TO DO:
Copy out lines with the word "chart" from the material that follows.

SUPPLIED DATA:
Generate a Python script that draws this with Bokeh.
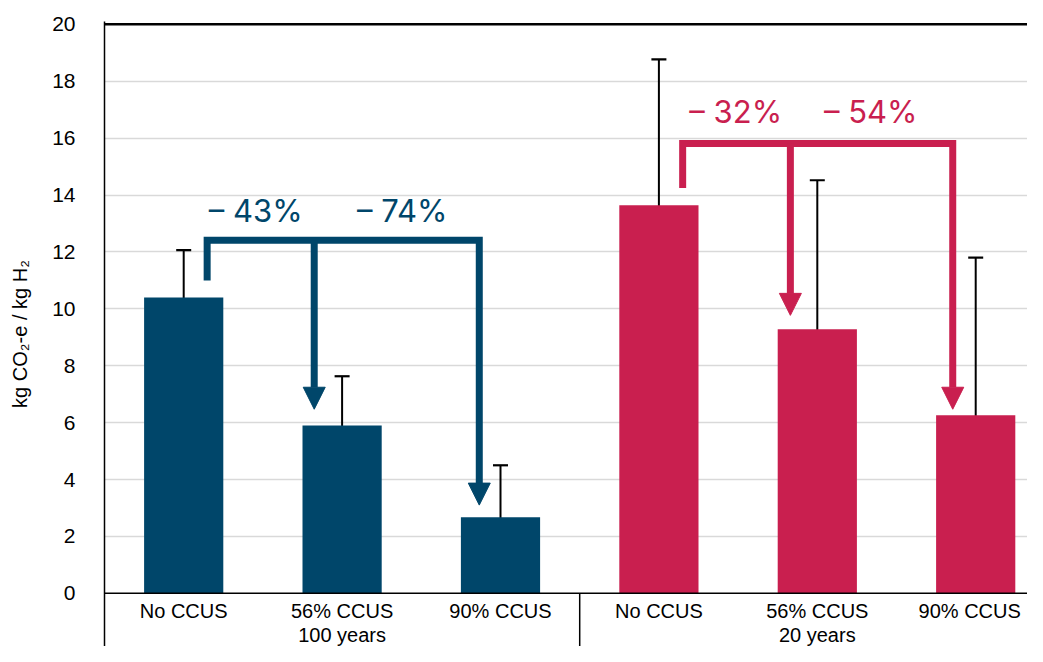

* * *

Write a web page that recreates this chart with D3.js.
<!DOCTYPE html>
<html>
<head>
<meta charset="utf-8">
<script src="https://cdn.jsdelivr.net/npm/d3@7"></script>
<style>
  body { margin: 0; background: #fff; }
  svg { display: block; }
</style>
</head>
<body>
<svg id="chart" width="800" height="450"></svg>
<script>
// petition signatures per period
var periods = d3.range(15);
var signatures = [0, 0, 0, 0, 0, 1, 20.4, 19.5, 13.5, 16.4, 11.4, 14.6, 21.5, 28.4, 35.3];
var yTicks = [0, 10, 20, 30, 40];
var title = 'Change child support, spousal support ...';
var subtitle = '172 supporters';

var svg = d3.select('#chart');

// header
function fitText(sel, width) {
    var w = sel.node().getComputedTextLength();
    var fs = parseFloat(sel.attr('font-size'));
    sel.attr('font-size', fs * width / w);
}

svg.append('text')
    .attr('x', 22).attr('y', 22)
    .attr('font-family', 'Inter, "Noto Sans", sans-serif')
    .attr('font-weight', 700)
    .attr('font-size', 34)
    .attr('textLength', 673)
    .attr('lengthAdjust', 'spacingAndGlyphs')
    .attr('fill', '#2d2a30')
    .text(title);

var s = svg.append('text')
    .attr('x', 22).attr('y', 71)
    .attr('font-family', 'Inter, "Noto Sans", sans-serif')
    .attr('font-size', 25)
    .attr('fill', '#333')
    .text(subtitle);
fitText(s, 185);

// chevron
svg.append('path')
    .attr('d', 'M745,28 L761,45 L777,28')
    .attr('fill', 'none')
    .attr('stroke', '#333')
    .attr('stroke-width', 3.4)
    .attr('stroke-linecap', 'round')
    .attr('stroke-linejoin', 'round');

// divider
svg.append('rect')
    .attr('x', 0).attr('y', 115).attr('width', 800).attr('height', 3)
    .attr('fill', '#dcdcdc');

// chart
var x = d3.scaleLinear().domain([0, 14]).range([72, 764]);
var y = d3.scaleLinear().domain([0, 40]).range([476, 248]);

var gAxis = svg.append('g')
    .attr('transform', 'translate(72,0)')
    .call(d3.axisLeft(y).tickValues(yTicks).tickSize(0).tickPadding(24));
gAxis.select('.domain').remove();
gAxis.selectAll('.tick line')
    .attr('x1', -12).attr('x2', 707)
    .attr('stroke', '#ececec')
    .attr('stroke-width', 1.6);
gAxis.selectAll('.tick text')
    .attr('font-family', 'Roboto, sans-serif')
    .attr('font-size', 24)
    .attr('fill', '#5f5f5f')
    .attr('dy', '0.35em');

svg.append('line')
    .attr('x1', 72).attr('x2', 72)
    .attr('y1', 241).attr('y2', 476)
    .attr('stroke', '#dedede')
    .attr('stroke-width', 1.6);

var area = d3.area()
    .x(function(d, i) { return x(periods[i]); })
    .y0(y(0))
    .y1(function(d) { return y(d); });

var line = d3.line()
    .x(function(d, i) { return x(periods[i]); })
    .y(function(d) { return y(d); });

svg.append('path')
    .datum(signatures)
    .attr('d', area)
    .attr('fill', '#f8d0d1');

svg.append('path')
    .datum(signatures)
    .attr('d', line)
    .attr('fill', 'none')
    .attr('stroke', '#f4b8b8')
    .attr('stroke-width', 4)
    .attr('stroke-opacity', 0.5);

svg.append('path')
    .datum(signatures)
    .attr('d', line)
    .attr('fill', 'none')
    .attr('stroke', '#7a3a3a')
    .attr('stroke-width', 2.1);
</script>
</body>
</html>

EXPECTED ANSWER:
Write a web page that recreates this chart with D3.js.
<svg id="chart" width="800" height="450"></svg>
var svg = d3.select('#chart');
// chart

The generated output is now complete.